## BEGIN
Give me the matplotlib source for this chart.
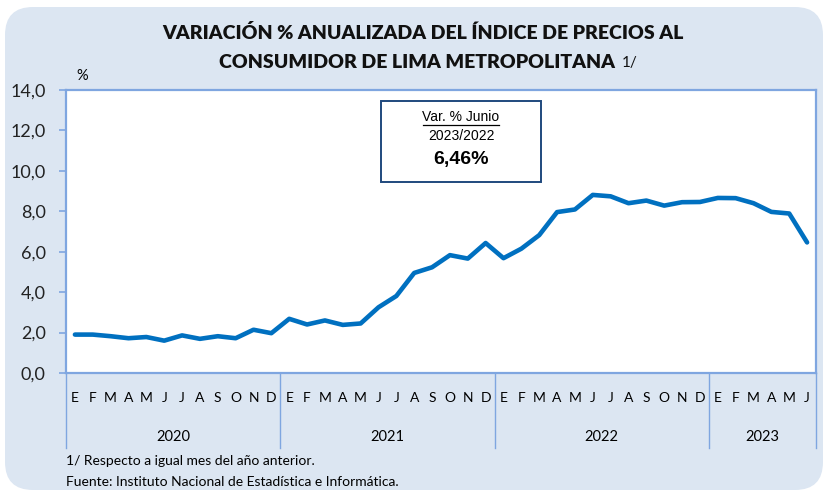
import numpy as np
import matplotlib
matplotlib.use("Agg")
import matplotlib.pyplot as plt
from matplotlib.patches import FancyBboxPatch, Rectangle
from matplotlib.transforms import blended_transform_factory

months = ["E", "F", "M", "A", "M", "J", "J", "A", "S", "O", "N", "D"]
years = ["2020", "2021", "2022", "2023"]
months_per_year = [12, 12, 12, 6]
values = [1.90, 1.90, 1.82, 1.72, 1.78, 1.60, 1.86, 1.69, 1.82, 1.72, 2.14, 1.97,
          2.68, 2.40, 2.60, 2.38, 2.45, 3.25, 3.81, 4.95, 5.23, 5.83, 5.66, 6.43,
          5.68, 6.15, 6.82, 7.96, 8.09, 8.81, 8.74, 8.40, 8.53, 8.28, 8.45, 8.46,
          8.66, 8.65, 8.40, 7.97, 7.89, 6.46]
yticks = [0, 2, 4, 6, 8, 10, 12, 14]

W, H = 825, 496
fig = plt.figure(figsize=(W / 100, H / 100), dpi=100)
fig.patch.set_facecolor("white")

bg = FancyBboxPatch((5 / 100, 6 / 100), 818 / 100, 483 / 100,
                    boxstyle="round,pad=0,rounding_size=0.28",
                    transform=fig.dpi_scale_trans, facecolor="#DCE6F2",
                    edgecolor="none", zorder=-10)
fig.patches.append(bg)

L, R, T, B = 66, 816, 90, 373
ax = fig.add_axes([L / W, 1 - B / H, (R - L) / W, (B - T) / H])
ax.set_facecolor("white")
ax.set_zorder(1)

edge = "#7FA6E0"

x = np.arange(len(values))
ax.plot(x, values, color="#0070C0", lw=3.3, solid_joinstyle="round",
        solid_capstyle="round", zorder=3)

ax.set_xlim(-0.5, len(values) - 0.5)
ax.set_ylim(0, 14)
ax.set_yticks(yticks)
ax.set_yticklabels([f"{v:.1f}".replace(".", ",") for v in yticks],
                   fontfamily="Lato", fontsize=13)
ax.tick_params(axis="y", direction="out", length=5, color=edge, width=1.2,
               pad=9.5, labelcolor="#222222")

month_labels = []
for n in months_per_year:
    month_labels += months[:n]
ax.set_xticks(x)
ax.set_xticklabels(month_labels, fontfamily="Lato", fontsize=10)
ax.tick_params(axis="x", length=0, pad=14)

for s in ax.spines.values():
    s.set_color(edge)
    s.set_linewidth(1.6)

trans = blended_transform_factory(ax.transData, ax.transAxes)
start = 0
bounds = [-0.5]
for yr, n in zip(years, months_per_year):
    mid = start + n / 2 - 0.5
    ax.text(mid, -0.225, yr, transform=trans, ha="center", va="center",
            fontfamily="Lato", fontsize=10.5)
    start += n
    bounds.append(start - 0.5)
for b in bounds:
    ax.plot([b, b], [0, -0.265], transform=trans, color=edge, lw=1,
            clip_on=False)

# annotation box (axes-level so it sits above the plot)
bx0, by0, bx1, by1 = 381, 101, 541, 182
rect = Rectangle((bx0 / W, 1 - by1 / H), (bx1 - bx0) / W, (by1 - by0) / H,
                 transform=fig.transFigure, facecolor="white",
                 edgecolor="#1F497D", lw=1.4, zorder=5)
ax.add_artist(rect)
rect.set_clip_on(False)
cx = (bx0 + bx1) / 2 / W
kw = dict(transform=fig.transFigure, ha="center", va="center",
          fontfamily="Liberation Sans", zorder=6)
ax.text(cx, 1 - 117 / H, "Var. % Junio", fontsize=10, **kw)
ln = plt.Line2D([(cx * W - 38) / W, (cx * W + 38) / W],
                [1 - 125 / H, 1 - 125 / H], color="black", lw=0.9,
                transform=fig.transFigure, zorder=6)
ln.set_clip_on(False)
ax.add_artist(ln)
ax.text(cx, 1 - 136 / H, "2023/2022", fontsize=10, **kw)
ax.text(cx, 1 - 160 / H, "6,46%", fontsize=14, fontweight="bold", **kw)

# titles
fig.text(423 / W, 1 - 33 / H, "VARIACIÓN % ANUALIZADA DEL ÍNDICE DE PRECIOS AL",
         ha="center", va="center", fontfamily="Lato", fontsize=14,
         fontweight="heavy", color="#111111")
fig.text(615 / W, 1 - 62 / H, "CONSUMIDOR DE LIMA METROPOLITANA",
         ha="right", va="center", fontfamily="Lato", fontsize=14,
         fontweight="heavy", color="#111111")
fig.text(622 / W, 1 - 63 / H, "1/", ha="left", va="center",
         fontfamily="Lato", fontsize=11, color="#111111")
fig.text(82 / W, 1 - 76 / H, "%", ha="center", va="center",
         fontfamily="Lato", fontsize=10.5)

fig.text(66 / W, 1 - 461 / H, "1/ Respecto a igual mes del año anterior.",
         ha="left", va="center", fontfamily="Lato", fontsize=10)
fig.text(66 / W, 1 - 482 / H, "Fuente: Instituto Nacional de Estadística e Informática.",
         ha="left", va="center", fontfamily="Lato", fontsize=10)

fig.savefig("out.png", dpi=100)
## END
Repeat the listing verbatim. Skip the pictures.

Give me the matplotlib source for this chart.
import numpy as np
import matplotlib
matplotlib.use("Agg")
import matplotlib.pyplot as plt
from matplotlib.patches import FancyBboxPatch, Rectangle
from matplotlib.transforms import blended_transform_factory

months = ["E", "F", "M", "A", "M", "J", "J", "A", "S", "O", "N", "D"]
years = ["2020", "2021", "2022", "2023"]
months_per_year = [12, 12, 12, 6]
values = [1.90, 1.90, 1.82, 1.72, 1.78, 1.60, 1.86, 1.69, 1.82, 1.72, 2.14, 1.97,
          2.68, 2.40, 2.60, 2.38, 2.45, 3.25, 3.81, 4.95, 5.23, 5.83, 5.66, 6.43,
          5.68, 6.15, 6.82, 7.96, 8.09, 8.81, 8.74, 8.40, 8.53, 8.28, 8.45, 8.46,
          8.66, 8.65, 8.40, 7.97, 7.89, 6.46]
yticks = [0, 2, 4, 6, 8, 10, 12, 14]

W, H = 825, 496
fig = plt.figure(figsize=(W / 100, H / 100), dpi=100)
fig.patch.set_facecolor("white")

bg = FancyBboxPatch((5 / 100, 6 / 100), 818 / 100, 483 / 100,
                    boxstyle="round,pad=0,rounding_size=0.28",
                    transform=fig.dpi_scale_trans, facecolor="#DCE6F2",
                    edgecolor="none", zorder=-10)
fig.patches.append(bg)

L, R, T, B = 66, 816, 90, 373
ax = fig.add_axes([L / W, 1 - B / H, (R - L) / W, (B - T) / H])
ax.set_facecolor("white")
ax.set_zorder(1)

edge = "#7FA6E0"

x = np.arange(len(values))
ax.plot(x, values, color="#0070C0", lw=3.3, solid_joinstyle="round",
        solid_capstyle="round", zorder=3)

ax.set_xlim(-0.5, len(values) - 0.5)
ax.set_ylim(0, 14)
ax.set_yticks(yticks)
ax.set_yticklabels([f"{v:.1f}".replace(".", ",") for v in yticks],
                   fontfamily="Lato", fontsize=13)
ax.tick_params(axis="y", direction="out", length=5, color=edge, width=1.2,
               pad=9.5, labelcolor="#222222")

month_labels = []
for n in months_per_year:
    month_labels += months[:n]
ax.set_xticks(x)
ax.set_xticklabels(month_labels, fontfamily="Lato", fontsize=10)
ax.tick_params(axis="x", length=0, pad=14)

for s in ax.spines.values():
    s.set_color(edge)
    s.set_linewidth(1.6)

trans = blended_transform_factory(ax.transData, ax.transAxes)
start = 0
bounds = [-0.5]
for yr, n in zip(years, months_per_year):
    mid = start + n / 2 - 0.5
    ax.text(mid, -0.225, yr, transform=trans, ha="center", va="center",
            fontfamily="Lato", fontsize=10.5)
    start += n
    bounds.append(start - 0.5)
for b in bounds:
    ax.plot([b, b], [0, -0.265], transform=trans, color=edge, lw=1,
            clip_on=False)

# annotation box (axes-level so it sits above the plot)
bx0, by0, bx1, by1 = 381, 101, 541, 182
rect = Rectangle((bx0 / W, 1 - by1 / H), (bx1 - bx0) / W, (by1 - by0) / H,
                 transform=fig.transFigure, facecolor="white",
                 edgecolor="#1F497D", lw=1.4, zorder=5)
ax.add_artist(rect)
rect.set_clip_on(False)
cx = (bx0 + bx1) / 2 / W
kw = dict(transform=fig.transFigure, ha="center", va="center",
          fontfamily="Liberation Sans", zorder=6)
ax.text(cx, 1 - 117 / H, "Var. % Junio", fontsize=10, **kw)
ln = plt.Line2D([(cx * W - 38) / W, (cx * W + 38) / W],
                [1 - 125 / H, 1 - 125 / H], color="black", lw=0.9,
                transform=fig.transFigure, zorder=6)
ln.set_clip_on(False)
ax.add_artist(ln)
ax.text(cx, 1 - 136 / H, "2023/2022", fontsize=10, **kw)
ax.text(cx, 1 - 160 / H, "6,46%", fontsize=14, fontweight="bold", **kw)

# titles
fig.text(423 / W, 1 - 33 / H, "VARIACIÓN % ANUALIZADA DEL ÍNDICE DE PRECIOS AL",
         ha="center", va="center", fontfamily="Lato", fontsize=14,
         fontweight="heavy", color="#111111")
fig.text(615 / W, 1 - 62 / H, "CONSUMIDOR DE LIMA METROPOLITANA",
         ha="right", va="center", fontfamily="Lato", fontsize=14,
         fontweight="heavy", color="#111111")
fig.text(622 / W, 1 - 63 / H, "1/", ha="left", va="center",
         fontfamily="Lato", fontsize=11, color="#111111")
fig.text(82 / W, 1 - 76 / H, "%", ha="center", va="center",
         fontfamily="Lato", fontsize=10.5)

fig.text(66 / W, 1 - 461 / H, "1/ Respecto a igual mes del año anterior.",
         ha="left", va="center", fontfamily="Lato", fontsize=10)
fig.text(66 / W, 1 - 482 / H, "Fuente: Instituto Nacional de Estadística e Informática.",
         ha="left", va="center", fontfamily="Lato", fontsize=10)

fig.savefig("out.png", dpi=100)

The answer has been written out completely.